Green Jobs: More Hope than Hype
There’s a lot of chatter lately—most of it from the right—that the green economy (solar, wind and geothermal) doesn’t create jobs.

Case in point, an assessment by Gürcan Gülen, Senior Energy Economist at the Bureau for Economic Geology at the University of Texas at Austin, who was asked by the Copenhagen (Denmark) Consensus Center to determine the validity of the claim that green policies—and their eventual enactment—do in fact create jobs.
Initially, we were not sure what the connection was between a Danish think tank and a Texas university. Then we learned that the Consensus Center is the brainchild of Bjorn Lomborg, a Danish citizen known for his opposition to the Kyoto Protocol and his advocacy of social justice issues.
Having shed light on that peculiar association, we can return to Gülen’s assessment, which concludes that the number of jobs generated by green energy policies and actions is likely to be negatively offset by the number of jobs that are destroyed.
Further, Gülen says that industry itself fails to distinguish between the types of green jobs created. Are they high-paying construction jobs, or lower-paying cleanup crew work? Are they temporary (setting up the solar photovoltaic energy system), or permanent (maintaining the system)?
Some of Gülen’s criticisms touch a nerve; others seem merely picayune.

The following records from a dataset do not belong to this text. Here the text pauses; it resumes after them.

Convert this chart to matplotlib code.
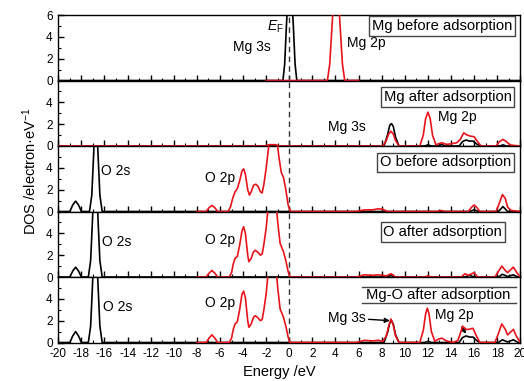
import matplotlib
matplotlib.use("Agg")
import matplotlib.pyplot as plt
from matplotlib.ticker import MultipleLocator

plt.rcParams['font.family'] = ['Liberation Sans', 'DejaVu Sans']
plt.rcParams['mathtext.fontset'] = 'custom'
plt.rcParams['mathtext.it'] = 'Liberation Sans:italic'
plt.rcParams['mathtext.rm'] = 'Liberation Sans'

# ---------------- data ----------------
titles = ["Mg before adsorption", "Mg after adsorption", "O before adsorption",
          "O after adsorption", "Mg-O after adsorption"]

# Panel 1: Mg before adsorption
p1_black_x = [-20, -0.55, -0.4, -0.25, -0.1, 0.05, 0.2, 0.35, 0.5, 0.65, 20]
p1_black_y = [0, 0, 1.5, 5.0, 8.0, 8.8, 8.0, 5.0, 1.5, 0, 0]
p1_red_x = [-2, 3.3, 3.5, 3.7, 3.9, 4.05, 4.2, 4.4, 4.6, 4.8, 6]
p1_red_y = [0, 0, 1.5, 5.0, 8.5, 9.5, 8.5, 5.0, 1.5, 0, 0]

# Panel 2: Mg after adsorption
p2_black_x = [-20, 8.2, 8.5, 8.7, 8.85, 9.0, 9.2, 9.5, 11.7, 12.0, 12.3, 12.9, 13.2, 13.5,
              14.7, 15.0, 15.3, 15.6, 15.9, 16.2, 16.5, 18.2, 18.5, 18.8, 20]
p2_black_y = [0, 0, 1.0, 1.9, 2.05, 1.8, 0.8, 0, 0, 0.1, 0, 0, 0.15, 0,
              0, 0.4, 0.55, 0.45, 0.45, 0.2, 0, 0, 0.1, 0, 0]
p2_red_x = [-20, -2.2, -1.7, -1.2, -0.8, 8.1, 8.4, 8.6, 8.8, 9.0, 9.2, 9.5,
            11.3, 11.6, 11.8, 12.0, 12.2, 12.4, 12.7, 12.9, 13.2, 13.6, 14.0, 14.5,
            14.8, 15.1, 15.4, 15.7, 16.0, 16.3, 16.6, 17.9, 18.2, 18.5, 18.8, 19.1, 19.5, 20]
p2_red_y = [0, 0, 0.12, 0.12, 0, 0, 0.5, 1.1, 1.35, 1.1, 0.5, 0,
            0, 1.0, 2.5, 3.1, 2.5, 1.0, 0.1, 0.2, 0.3, 0.15, 0.2, 0.3,
            0.6, 1.2, 1.0, 0.9, 0.85, 0.4, 0, 0, 0.4, 0.6, 0.4, 0.1, 0.05, 0]

# Panel 3: O before adsorption
p3_black_x = [-20, -19.0, -18.75, -18.5, -18.25, -18.0, -17.3, -17.1, -16.95, -16.85, -16.75,
              -16.65, -16.55, -16.4, -16.2, 15.6, 16.0, 16.4, 18.1, 18.5, 18.9, 20]
p3_black_y = [0, 0, 0.6, 0.95, 0.6, 0, 0, 1.5, 5.0, 7.5, 8.5,
              7.5, 5.0, 1.5, 0, 0, 0.15, 0, 0, 0.45, 0, 0]
p3_red_x = [-8, -7.2, -6.95, -6.7, -6.45, -6.2,
            -5.3, -5.1, -4.9, -4.7, -4.5, -4.3, -4.1, -3.95, -3.8, -3.6, -3.45, -3.3, -3.1,
            -2.9, -2.7, -2.5, -2.35, -2.2, -2.0, -1.8, -1.6, -1.35, -1.1, -0.9, -0.7, -0.5,
            -0.3, -0.1, 0.1,
            5.8, 6.5, 7.2, 7.7, 8.1, 8.5, 12.8, 13.1, 13.5, 15.5, 15.75, 16.0, 16.25, 16.5,
            17.9, 18.2, 18.45, 18.7, 18.9, 19.2, 20]
p3_red_y = [0, 0, 0.35, 0.55, 0.35, 0,
            0, 0.4, 1.2, 1.8, 2.1, 2.8, 3.7, 3.9, 3.4, 2.0, 1.5, 1.8, 2.4,
            2.5, 2.3, 1.8, 1.7, 2.5, 4.0, 5.8, 7.0, 7.5, 6.8, 5.0, 3.6, 3.1,
            2.0, 0.6, 0,
            0, 0.15, 0.15, 0.25, 0.2, 0, 0, 0.1, 0, 0, 0.35, 0.6, 0.35, 0,
            0, 0.8, 1.55, 1.2, 0.4, 0.1, 0]

# Panel 4: O after adsorption
p4_black_x = [-20, -19.0, -18.75, -18.5, -18.25, -18.0, -17.4, -17.2, -17.05, -16.95, -16.8,
              -16.65, -16.55, -16.4, -16.2, 8.5, 8.8, 9.1, 15.2, 15.6, 16.0, 18.1, 18.45, 18.9,
              19.4, 19.8, 20]
p4_black_y = [0, 0, 0.55, 0.9, 0.55, 0, 0, 1.5, 5.0, 7.5, 8.5,
              7.5, 5.0, 1.5, 0, 0, 0.15, 0, 0, 0.15, 0, 0, 0.25, 0.05,
              0.2, 0, 0]
p4_red_x = [-8, -7.2, -6.95, -6.7, -6.45, -6.2,
            -5.2, -5.0, -4.85, -4.7, -4.5, -4.3, -4.1, -3.95, -3.8, -3.6, -3.5, -3.3, -3.1,
            -2.95, -2.75, -2.5, -2.35, -2.2, -2.0, -1.85, -1.6, -1.4, -1.15, -1.0, -0.8, -0.5,
            -0.3, -0.1, 0.05,
            5.8, 6.5, 7.2, 7.7, 8.1, 8.4, 8.8, 9.2, 11.7, 12.0, 12.3, 14.9, 15.2, 15.5, 15.8,
            16.0, 16.3, 17.8, 18.1, 18.4, 18.7, 18.9, 19.1, 19.4, 19.7, 20]
p4_red_y = [0, 0, 0.35, 0.6, 0.35, 0,
            0, 0.4, 1.2, 1.7, 1.9, 2.9, 4.2, 4.6, 4.0, 2.0, 1.4, 1.7, 2.3,
            2.45, 2.3, 2.0, 2.1, 3.0, 4.5, 6.2, 7.5, 7.8, 6.8, 5.0, 3.1, 2.3,
            1.5, 0.5, 0,
            0, 0.2, 0.15, 0.2, 0.15, 0.1, 0.3, 0, 0, 0.1, 0, 0, 0.3, 0.15, 0.3,
            0.4, 0, 0, 0.5, 1.0, 0.6, 0.4, 0.6, 0.9, 0.4, 0]

# Panel 5: Mg-O after adsorption
p5_black_x = [-20, -19.0, -18.75, -18.5, -18.25, -18.0, -17.4, -17.2, -17.05, -16.95, -16.8,
              -16.65, -16.55, -16.4, -16.2, 8.2, 8.5, 8.7, 8.85, 9.0, 9.2, 9.5, 11.7, 12.0, 12.3,
              14.7, 15.0, 15.3, 15.6, 15.9, 16.2, 16.5, 18.1, 18.45, 18.9, 19.4, 19.8, 20]
p5_black_y = [0, 0, 0.6, 1.0, 0.6, 0, 0, 1.5, 5.0, 7.5, 8.5,
              7.5, 5.0, 1.5, 0, 0, 0.9, 1.8, 2.0, 1.7, 0.7, 0, 0, 0.1, 0,
              0, 0.45, 0.6, 0.5, 0.5, 0.2, 0, 0, 0.25, 0.05, 0.25, 0, 0]
p5_red_x = [-8, -7.2, -6.95, -6.7, -6.45, -6.2,
            -5.2, -5.0, -4.85, -4.7, -4.5, -4.3, -4.1, -3.95, -3.8, -3.6, -3.5, -3.3, -3.1,
            -2.95, -2.75, -2.5, -2.35, -2.2, -2.0, -1.85, -1.6, -1.4, -1.15, -1.0, -0.8, -0.5,
            -0.3, -0.1, 0.05,
            5.8, 6.5, 7.2, 7.7, 8.1, 8.4, 8.6, 8.8, 9.0, 9.2, 9.5,
            11.3, 11.6, 11.8, 11.95, 12.1, 12.3, 12.6, 12.9, 13.2, 13.6, 14.2,
            14.6, 14.8, 15.0, 15.3, 15.5, 15.9, 16.2, 16.5, 17.8, 18.1, 18.4, 18.7, 18.9, 19.1,
            19.4, 19.7, 20]
p5_red_y = [0, 0, 0.4, 0.7, 0.4, 0,
            0, 0.4, 1.2, 1.7, 1.9, 3.0, 4.4, 4.7, 4.1, 2.0, 1.4, 1.7, 2.3,
            2.45, 2.3, 2.0, 2.1, 3.0, 4.5, 6.2, 7.5, 7.8, 6.8, 5.0, 3.1, 2.3,
            1.5, 0.5, 0,
            0, 0.2, 0.15, 0.2, 0.1, 0.6, 1.5, 2.15, 1.6, 0.6, 0,
            0, 1.1, 2.6, 3.15, 2.6, 1.0, 0.1, 0.3, 0.4, 0.15, 0,
            0.2, 0.8, 1.5, 1.2, 1.2, 1.3, 0.6, 0, 0, 0.8, 1.7, 1.2, 0.7, 0.9,
            1.2, 0.5, 0]

xticks = list(range(-20, 21, 2))

panels = [
    (p1_black_x, p1_black_y, p1_red_x, p1_red_y),
    (p2_black_x, p2_black_y, p2_red_x, p2_red_y),
    (p3_black_x, p3_black_y, p3_red_x, p3_red_y),
    (p4_black_x, p4_black_y, p4_red_x, p4_red_y),
    (p5_black_x, p5_black_y, p5_red_x, p5_red_y),
]

# ---------------- figure ----------------
W, H = 524, 381
fig = plt.figure(figsize=(W / 100, H / 100), dpi=100)
left_px, right_px, top_px, bot_px = 58.3, 520.3, 15.0, 342.5
ph = (bot_px - top_px) / 5
axes = []
for i in range(5):
    yb = top_px + (i + 1) * ph
    ax = fig.add_axes([left_px / W, 1 - yb / H, (right_px - left_px) / W, ph / H])
    axes.append(ax)

for i, ax in enumerate(axes):
    bx, by, rx, ry = panels[i]
    ax.plot(bx, by, color='black', lw=1.2, zorder=3)
    ax.plot(rx, ry, color='#e8141c', lw=1.2, zorder=4)
    ax.axvline(0, color='#333333', lw=1.0, ls=(0, (4, 3)), zorder=2)
    ax.set_xlim(-20, 20)
    ax.set_ylim(0, 6)
    ax.xaxis.set_major_locator(MultipleLocator(2))
    ax.xaxis.set_minor_locator(MultipleLocator(1))
    ax.yaxis.set_minor_locator(MultipleLocator(1))
    ax.set_yticks([0, 2, 4, 6] if i == 0 else [0, 2, 4])
    ax.tick_params(which='major', direction='in', length=4, width=1, labelsize=8.5)
    ax.tick_params(which='minor', direction='in', length=2, width=0.8)
    ax.tick_params(axis='x', which='both', top=False)
    ax.tick_params(axis='x', which='major', pad=4)
    ax.tick_params(axis='y', which='major', pad=4)
    ax.tick_params(axis='y', which='both', right=False)
    if i < 4:
        ax.tick_params(axis='x', labelbottom=False)
    else:
        ax.set_xticks(xticks)
        ax.set_xticklabels([str(t) for t in xticks])
    for s in ax.spines.values():
        s.set_linewidth(1.0)

bbox = dict(boxstyle='square,pad=0.2', fc='white', ec='#444444', lw=1.0)
fs = 10
fsb = 10.6
axes[0].text(13.2, 5.0, titles[0], ha='center', va='center', fontsize=fsb, bbox=bbox, zorder=6)
axes[1].text(13.7, 4.49, titles[1], ha='center', va='center', fontsize=fsb, bbox=bbox, zorder=6)
axes[2].text(13.5, 4.49, titles[2], ha='center', va='center', fontsize=fsb, bbox=bbox, zorder=6)
axes[3].text(13.3, 4.12, titles[3], ha='center', va='center', fontsize=fsb, bbox=bbox, zorder=6)
axes[4].text(12.9, 4.35, titles[4], ha='center', va='center', fontsize=fsb, zorder=6)
axes[4].axhline(5.08, xmin=0.657, xmax=0.99, color='#444444', lw=1.0)
axes[4].axhline(3.62, xmin=0.657, xmax=0.99, color='#444444', lw=1.0)

axes[0].text(-4.9, 3.07, 'Mg 3s', ha='left', va='center', fontsize=fs)
axes[0].text(-1.9, 4.9, r'$E_\mathrm{F}$', ha='left', va='center', fontsize=fs)
axes[0].text(5.0, 3.44, 'Mg 2p', ha='left', va='center', fontsize=fs)
axes[1].text(3.35, 1.74, 'Mg 3s', ha='left', va='center', fontsize=fs)
axes[1].text(12.87, 2.66, 'Mg 2p', ha='left', va='center', fontsize=fs)
axes[2].text(-16.3, 3.71, 'O 2s', ha='left', va='center', fontsize=fs)
axes[2].text(-7.3, 3.07, 'O 2p', ha='left', va='center', fontsize=fs)
axes[3].text(-16.2, 3.2, 'O 2s', ha='left', va='center', fontsize=fs)
axes[3].text(-7.3, 3.39, 'O 2p', ha='left', va='center', fontsize=fs)
axes[4].text(-16.1, 3.25, 'O 2s', ha='left', va='center', fontsize=fs)
axes[4].text(-7.3, 3.6, 'O 2p', ha='left', va='center', fontsize=fs)
axes[4].annotate('Mg 3s', xy=(8.7, 2.0), xytext=(3.35, 2.25), ha='left', va='center',
                 fontsize=fs, arrowprops=dict(arrowstyle='-|>', color='black', lw=1.0,
                                              mutation_scale=7, shrinkA=0, shrinkB=0))
axes[4].annotate('Mg 2p', xy=(15.3, 0.8), xytext=(12.6, 2.52), ha='left', va='center',
                 fontsize=fs, arrowprops=dict(arrowstyle='-|>', color='black', lw=1.0,
                                              mutation_scale=7, shrinkA=2, shrinkB=0))

fig.text(30 / W, 1 - 171 / H, 'DOS /electron\u00b7eV$^{-1}$',
         rotation=90, ha='center', va='center', fontsize=10.5)
fig.text(279 / W, 1 - 372 / H, 'Energy /eV', ha='center', va='center', fontsize=10.5)

fig.savefig('out.png', dpi=100)
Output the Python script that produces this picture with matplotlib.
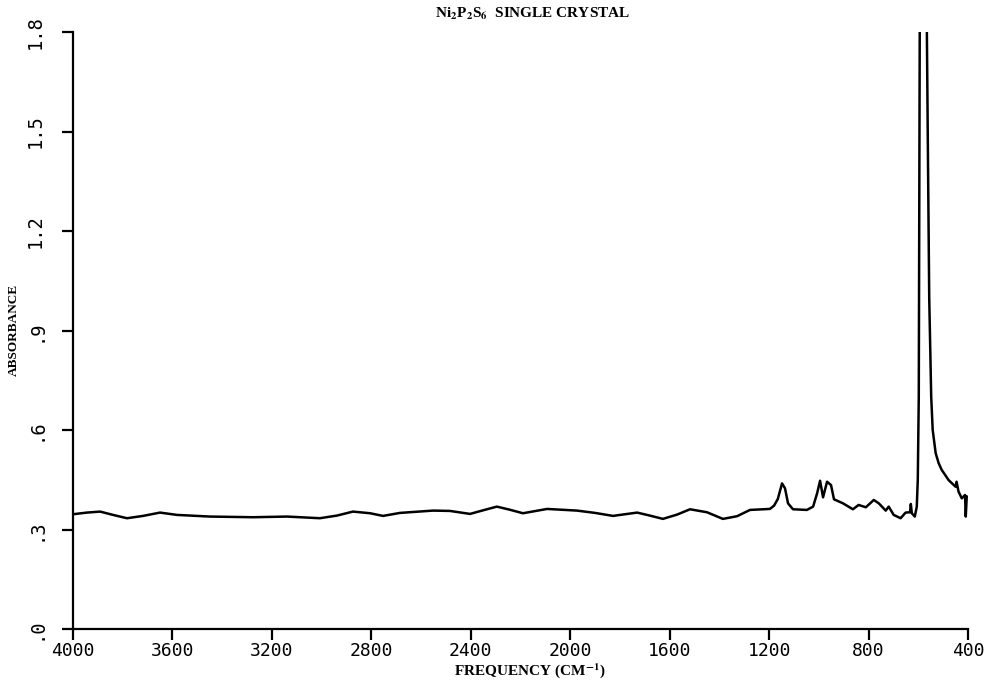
import matplotlib
matplotlib.use("Agg")
import matplotlib.pyplot as plt

# spectrum (wavenumber cm-1, absorbance)
wavenumber = [4000, 3944, 3891, 3839, 3783, 3718, 3650, 3582, 3449, 3276,
              3139, 3007, 2938, 2874, 2805, 2753, 2685, 2552, 2484, 2403,
              2340, 2295, 2245, 2190, 2093, 1973, 1900, 1828, 1731, 1680,
              1627, 1570, 1518, 1450, 1386, 1329, 1277, 1197, 1180, 1165,
              1148, 1136, 1124, 1104, 1048, 1023, 1007, 995, 983, 967,
              951, 939, 903, 863, 840, 811, 779, 759, 731, 719,
              699, 671, 651, 633, 630, 626, 614, 606, 602, 598,
              594, 588, 580, 572, 566, 562, 556, 548, 542, 530,
              518, 506, 478, 450, 446, 438, 425, 412, 409, 407, 405]
absorbance = [0.346, 0.351, 0.354, 0.344, 0.334, 0.341, 0.351, 0.344, 0.339, 0.337,
              0.339, 0.334, 0.342, 0.354, 0.349, 0.341, 0.350, 0.357, 0.356, 0.347,
              0.360, 0.369, 0.360, 0.349, 0.362, 0.357, 0.350, 0.341, 0.351, 0.342,
              0.332, 0.345, 0.361, 0.352, 0.332, 0.340, 0.359, 0.362, 0.372, 0.392,
              0.439, 0.424, 0.379, 0.361, 0.359, 0.369, 0.409, 0.447, 0.397, 0.444,
              0.434, 0.391, 0.379, 0.361, 0.374, 0.367, 0.389, 0.379, 0.357, 0.369,
              0.344, 0.334, 0.351, 0.352, 0.377, 0.349, 0.339, 0.369, 0.45, 0.70,
              1.85, 2.60, 3.00, 2.60, 1.85, 1.50, 1.00, 0.70, 0.60, 0.53,
              0.50, 0.48, 0.449, 0.429, 0.444, 0.414, 0.394, 0.404, 0.339, 0.37, 0.40]

xticks = [4000, 3600, 3200, 2800, 2400, 2000, 1600, 1200, 800, 400]
yticks = [0.0, 0.3, 0.6, 0.9, 1.2, 1.5, 1.8]
ytick_labels = ['.0', '.3', '.6', '.9', '1.2', '1.5', '1.8']

plt.rcParams['mathtext.fontset'] = 'stix'

fig = plt.figure(figsize=(10.08, 6.82), dpi=100)
ax = fig.add_axes([73/1008, 1 - 629/682, (968-73)/1008, (629-32)/682])

ax.plot(wavenumber, absorbance, color='black', lw=1.8,
        solid_joinstyle='round', solid_capstyle='round')

ax.set_xlim(4000, 400)
ax.set_ylim(0, 1.8)
ax.spines['top'].set_visible(False)
ax.spines['right'].set_visible(False)
ax.spines['left'].set_linewidth(1.6)
ax.spines['bottom'].set_linewidth(1.6)

ax.set_xticks(xticks)
ax.set_xticklabels([str(t) for t in xticks], fontfamily='DejaVu Sans Mono', fontsize=13)
ax.set_yticks(yticks)
ax.set_yticklabels(ytick_labels, fontfamily='DejaVu Sans Mono', fontsize=13.5,
                   rotation=90, va='center')
ax.tick_params(axis='both', direction='out', length=8, width=1.6)
ax.tick_params(axis='y', pad=12)
ax.tick_params(axis='x', pad=1)

fig.text(14/1008, 1 - 330/682, 'ABSORBANCE', rotation=90, ha='center', va='center',
         fontfamily='Liberation Serif', fontweight='bold', fontsize=9.5)
fig.text(530/1008, 1 - 671/682, r'FREQUENCY (CM$^{\mathbf{-1}}$)', ha='center', va='center',
         fontfamily='Liberation Serif', fontweight='bold', fontsize=11)
fig.text(533/1008, 1 - 14/682, r'Ni$_{\mathbf{2}}$P$_{\mathbf{2}}$S$_{\mathbf{6}}$  SINGLE CRYSTAL',
         ha='center', va='center', fontfamily='Liberation Serif', fontweight='bold', fontsize=11)

fig.savefig('out.png', dpi=100)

For example, if a sustainability engineer quits a cement factory and goes to work setting up a wind turbine, has the green jobs venue added one more, or merely maintained the status quo?
In any case, I love how the green vs. brown issue can be obfuscated by a few well-aimed but completely superficial questions. So I’d like to counter Lomborg’s (and Gülen’s) efforts by pointing out that the Crossroads Solar Energy Project will create more than 450 construction jobs lasting about two years, and almost 5,000 peripheral jobs—everything from the guy driving the lunch wagon to the supplier who insures an adequate supply of unbroken mirrors and the gear wheels on which they track the sun.
Even when the project is finished, at least 45 skilled workers will be needed to keep the solar thermal project on target, producing electricity to serve 100,000 homes. And, of course, the presence of the solar project itself will encourage home buying and building, more stores to supply more goods, more teachers to teach workers’ children, perhaps even more schools.
I’m sure you get the idea. Growth is organic, and the potential growth of the green jobs market is astonishing, in spite of naysayers.
Weigh in with your own opinions in the comments below or join us on Facebook or Twitter.
Photo Credit: Patrick Feller via Flickr CC
Posted on February 15th in Solar Contractors by Jeanne.



February 15th, 2011 at 12:23 pm
I think Gulen has a point. Coming out of college Chevron and Conoco, two large employers of graduates of my college, were on a hiring freeze. Green energy companies were hiring, however, and many of us went into that industry. If one guy gets laid off at an oil field because the government subsidies run out and goes to work building and maintaining a solar power plant being built with government money, no job is created. The only thing that changes is what that guy is working on.
To me, the number of jobs created has never mattered. The important thing is if we’re allocating our total workforce correctly. In other words, if we as a country are working on what we should be working on. The DoE Budget that just came out (http://www.cfo.doe.gov/budget/11budget/Content/FY2011Highlights.pdf) proposes a 20% cut of funding for fossil energy programs, a 22% increase for solar, and a 53% increase for wind power. The oil industry will absolutely have to lay people off. Solar and wind companies or research facilities will start hiring people. Maybe it won’t affect unemployment rates, but it’s what America SHOULD be working on.
February 16th, 2011 at 2:57 pm
Gulen may well have a point, but Obama’s proposed budget (which you outline above) is not likely to survive a Republican assault. We will more likely keep fossil fuel subsidies, which we haven’t needed since the early 1970s, and lose renewable energy funding. No jobs there. You are right in your last comment; we SHOULD be working on jobs, but green jobs are more likely to produce a positive social benefit (in terms of cleaner air and lower illness rates) than “brown” jobs.